Experts are analyzing past and present data along the arc stretching through Chinese territory, Hong Lei, a Foreign Ministry spokesman, said at a news briefing Tuesday in Beijing.
Still a mystery
Eleven days after Flight 370 disappeared, the bottom line is that the fate of the flight remains a mystery. As time has passed, initial theories about mechanical error have led to more elaborate ideas about complicated hijacking or commandeering plots.
Former Malaysia Airlines pilot Nik Huzlan has flown the same aircraft that is now missing.
"I know, I flew this plane," he said. "This is very, very strange. The lack of communication is puzzling.
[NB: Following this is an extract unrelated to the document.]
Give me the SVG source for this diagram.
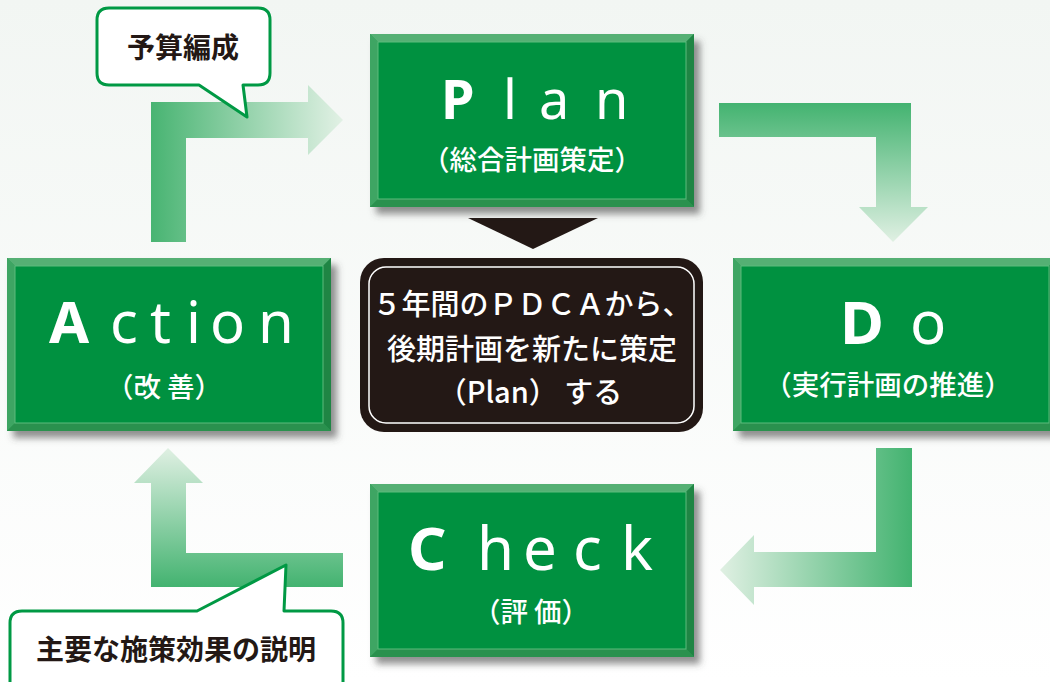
<svg xmlns="http://www.w3.org/2000/svg" xmlns:xlink="http://www.w3.org/1999/xlink" width="1050" height="682" viewBox="0 0 1050 682">
<defs>
<style>
.big{font-family:"Noto Sans","Noto Sans CJK JP",sans-serif;fill:#fff;}
.cap{font-weight:bold;}
.low{font-weight:normal;}
.sub{font-family:"Noto Sans CJK JP",sans-serif;font-size:27.5px;fill:#fff;font-weight:500;text-anchor:middle;}
.ctr{font-family:"Noto Sans CJK JP",sans-serif;font-size:29px;fill:#fff;font-weight:500;text-anchor:middle;}
.bub{font-family:"Noto Sans CJK JP",sans-serif;font-size:28px;fill:#231815;font-weight:bold;text-anchor:middle;}
.bubshape{fill:#fff;stroke:#009944;stroke-width:3;stroke-linejoin:round;}
</style>
<linearGradient id="bg" x1="0" y1="0" x2="0" y2="1">
<stop offset="0" stop-color="#f2f6f3"/>
<stop offset="1" stop-color="#ffffff"/>
</linearGradient>
<linearGradient id="gTL" gradientUnits="userSpaceOnUse" x1="151" y1="0" x2="343" y2="0">
<stop offset="0" stop-color="#48b472"/>
<stop offset="1" stop-color="#e2f1e5"/>
</linearGradient>
<linearGradient id="gTR" gradientUnits="userSpaceOnUse" x1="0" y1="103" x2="0" y2="242">
<stop offset="0" stop-color="#43b370"/>
<stop offset="1" stop-color="#e0f0e3"/>
</linearGradient>
<linearGradient id="gBR" gradientUnits="userSpaceOnUse" x1="912" y1="0" x2="720" y2="0">
<stop offset="0" stop-color="#43b370"/>
<stop offset="1" stop-color="#e0f0e3"/>
</linearGradient>
<linearGradient id="gBL" gradientUnits="userSpaceOnUse" x1="0" y1="587" x2="0" y2="448">
<stop offset="0" stop-color="#43b370"/>
<stop offset="1" stop-color="#e0f0e3"/>
</linearGradient>
<filter id="sh" x="-10%" y="-10%" width="125%" height="130%">
<feDropShadow dx="6" dy="7" stdDeviation="3.5" flood-color="#4a4a4a" flood-opacity="0.6"/>
</filter>
<g id="box">
<rect x="0" y="0" width="324" height="173" fill="#2e9a55" filter="url(#sh)"/>
<polygon points="0,0 324,0 316,8 8,8" fill="#55b074"/>
<polygon points="0,0 8,8 8,165 0,173" fill="#3ea563"/>
<polygon points="324,0 324,173 316,165 316,8" fill="#1f8544"/>
<polygon points="0,173 8,165 316,165 324,173" fill="#2a914e"/>
<rect x="8" y="8" width="308" height="157" fill="#009140" stroke="#5dbb7d" stroke-width="1"/>
</g>
</defs>
<rect x="0" y="0" width="1050" height="682" fill="url(#bg)"/>

<g id="connectors">
<polygon points="151,242 151,102 308,102 308,85 343,120 308,155 308,138 186,138 186,242" fill="url(#gTL)"/>
<polygon points="719,103 911,103 911,207 928,207 893,242 859,207 876,207 876,137 719,137" fill="url(#gTR)"/>
<polygon points="912,448 912,587 754,587 754,605 720,570 754,535 754,552 876,552 876,448" fill="url(#gBR)"/>
<polygon points="343,587 151,587 151,483 134,483 168,448 203,483 186,483 186,553 343,553" fill="url(#gBL)"/>
<polygon points="468,218 598,218 533,249" fill="#231815"/>
</g>

<g id="plan">
<use xlink:href="#box" x="370" y="34"/>
<text class="big" font-size="54" y="119"><tspan class="cap" x="441">P</tspan><tspan class="low" x="503">l</tspan><tspan class="low" x="539">a</tspan><tspan class="low" x="595">n</tspan></text>
<text class="sub" x="532" y="170">（総合計画策定）</text>
</g>

<g id="action">
<use xlink:href="#box" x="7" y="258"/>
<text class="big" font-size="58" y="343"><tspan class="cap" x="49">A</tspan><tspan class="low" x="110">c</tspan><tspan class="low" x="150">t</tspan><tspan class="low" x="186">i</tspan><tspan class="low" x="210">o</tspan><tspan class="low" x="258">n</tspan></text>
<text class="sub" x="164" y="397">（改 善）</text>
</g>

<g id="do">
<use xlink:href="#box" x="733" y="258"/>
<text class="big" font-size="60" y="344"><tspan class="cap" x="840">D</tspan><tspan class="low" x="910">o</tspan></text>
<text class="sub" x="888" y="395">（実行計画の推進）</text>
</g>

<g id="check">
<use xlink:href="#box" x="370" y="484"/>
<text class="big" font-size="60" y="570"><tspan class="cap" x="408">C</tspan><tspan class="low" x="477">h</tspan><tspan class="low" x="523">e</tspan><tspan class="low" x="573">c</tspan><tspan class="low" x="621">k</tspan></text>
<text class="sub" x="531" y="622">（評 価）</text>
</g>

<g id="center">
<rect x="360" y="258" width="343" height="174" rx="24" ry="24" fill="#231815"/>
<rect x="369" y="267" width="325" height="156" rx="17" ry="17" fill="none" stroke="#ffffff" stroke-width="1.5"/>
<text class="ctr" x="532" y="315">５年間のＰＤＣＡから、</text>
<text class="ctr" x="532" y="360">後期計画を新たに策定</text>
<text class="ctr" x="530" y="403">（Plan） する</text>
</g>

<g id="bubble-budget">
<path class="bubshape" d="M109,8 H258 Q270,8 270,20 V73 Q270,85 258,85 H243 L247,117 L199,85 H109 Q97,85 97,73 V20 Q97,8 109,8 Z"/>
<text class="bub" x="183" y="58">予算編成</text>
</g>

<g id="bubble-effect">
<path class="bubshape" d="M22,611 H197 L286,565 L284,611 H331 Q343,611 343,623 V700 H10 V623 Q10,611 22,611 Z"/>
<text class="bub" x="176" y="660">主要な施策効果の説明</text>
</g>
</svg>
How the pilots are not communicating."
Huzlan has come up with his own theories.
"From (the) second or third day, I've come to my own private conclusion that it must have been unlawful human interference," he said. "It could have been anyone on the airplane."
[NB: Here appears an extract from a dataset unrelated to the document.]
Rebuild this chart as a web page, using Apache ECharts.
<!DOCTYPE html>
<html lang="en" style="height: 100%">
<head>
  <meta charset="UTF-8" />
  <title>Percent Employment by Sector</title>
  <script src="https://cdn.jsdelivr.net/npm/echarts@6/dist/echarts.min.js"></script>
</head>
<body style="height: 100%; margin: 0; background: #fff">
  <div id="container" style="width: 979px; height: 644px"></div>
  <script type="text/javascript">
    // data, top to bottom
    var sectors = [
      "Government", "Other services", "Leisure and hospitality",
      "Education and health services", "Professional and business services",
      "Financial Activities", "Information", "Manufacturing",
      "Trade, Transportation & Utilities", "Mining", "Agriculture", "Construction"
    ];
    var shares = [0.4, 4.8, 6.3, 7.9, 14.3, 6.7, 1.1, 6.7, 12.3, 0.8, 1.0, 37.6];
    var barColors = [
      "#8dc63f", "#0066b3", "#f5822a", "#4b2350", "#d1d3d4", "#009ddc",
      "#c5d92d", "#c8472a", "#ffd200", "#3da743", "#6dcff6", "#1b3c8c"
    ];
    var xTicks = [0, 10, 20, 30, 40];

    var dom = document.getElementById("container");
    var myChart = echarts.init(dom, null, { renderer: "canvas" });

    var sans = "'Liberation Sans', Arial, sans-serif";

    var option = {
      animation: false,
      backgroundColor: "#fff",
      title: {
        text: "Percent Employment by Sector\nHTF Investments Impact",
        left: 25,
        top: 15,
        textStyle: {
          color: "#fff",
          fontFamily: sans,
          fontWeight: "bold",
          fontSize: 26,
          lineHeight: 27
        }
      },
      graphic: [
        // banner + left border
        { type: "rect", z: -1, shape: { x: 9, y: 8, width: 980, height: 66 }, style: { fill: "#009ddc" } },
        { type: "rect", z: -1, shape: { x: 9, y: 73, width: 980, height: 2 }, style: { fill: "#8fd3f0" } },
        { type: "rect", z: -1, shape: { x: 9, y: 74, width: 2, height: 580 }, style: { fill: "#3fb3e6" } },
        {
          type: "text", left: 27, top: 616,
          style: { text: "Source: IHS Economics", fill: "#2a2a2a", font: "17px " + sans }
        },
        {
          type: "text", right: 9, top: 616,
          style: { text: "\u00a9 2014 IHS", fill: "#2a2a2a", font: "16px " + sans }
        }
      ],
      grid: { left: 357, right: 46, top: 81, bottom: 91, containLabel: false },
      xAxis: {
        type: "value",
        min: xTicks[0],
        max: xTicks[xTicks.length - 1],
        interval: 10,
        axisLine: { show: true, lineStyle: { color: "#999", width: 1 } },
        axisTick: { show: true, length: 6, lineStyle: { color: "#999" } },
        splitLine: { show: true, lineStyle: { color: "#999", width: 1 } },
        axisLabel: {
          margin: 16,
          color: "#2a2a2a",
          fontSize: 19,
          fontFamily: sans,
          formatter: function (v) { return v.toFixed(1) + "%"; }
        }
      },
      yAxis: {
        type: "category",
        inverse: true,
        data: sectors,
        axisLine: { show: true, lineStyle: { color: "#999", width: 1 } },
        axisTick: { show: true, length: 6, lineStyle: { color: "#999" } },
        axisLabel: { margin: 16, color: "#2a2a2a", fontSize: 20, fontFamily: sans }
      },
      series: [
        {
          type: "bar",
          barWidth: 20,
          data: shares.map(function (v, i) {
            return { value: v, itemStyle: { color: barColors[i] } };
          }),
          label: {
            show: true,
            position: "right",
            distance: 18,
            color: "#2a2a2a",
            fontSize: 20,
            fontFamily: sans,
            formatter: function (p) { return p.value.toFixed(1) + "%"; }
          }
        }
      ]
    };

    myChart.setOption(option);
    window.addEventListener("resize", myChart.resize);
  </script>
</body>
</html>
CNN has talked to more than half a dozen U.S. military and intelligence officials who emphasize that while no one knows what happened to the plane, it is more logical to conclude it crashed into the Indian Ocean.
The officials say there is no evidence that any U.S. satellite data registered an unknown aircraft in any of the Asian countries along the path the plane may have taken. According to these officials, it is overwhelmingly likely if the plane had crashed on land, there would be some evidence of that, and if it had landed, someone would have seen it.
U.S. Defense Secretary Chuck Hagel raised the issue of transparency when he spoke with his Malaysian counterpart Monday, according to two U.S. officials.
Both officials said it was not a criticism of the Malaysians, but more a discussion about the need to share information with the world on one of the most complex search operations in history.
"He was saying the best way to handle this is to continue to be transparent and tell what you know when you know it," one official said of Hagel's conversation. In the first days after the incident, some U.S. officials had said the Malaysian government did not share enough radar and technical data about the flight.
Malaysian officials have defended their handling of the crisis, stressing that the situation is unprecedented.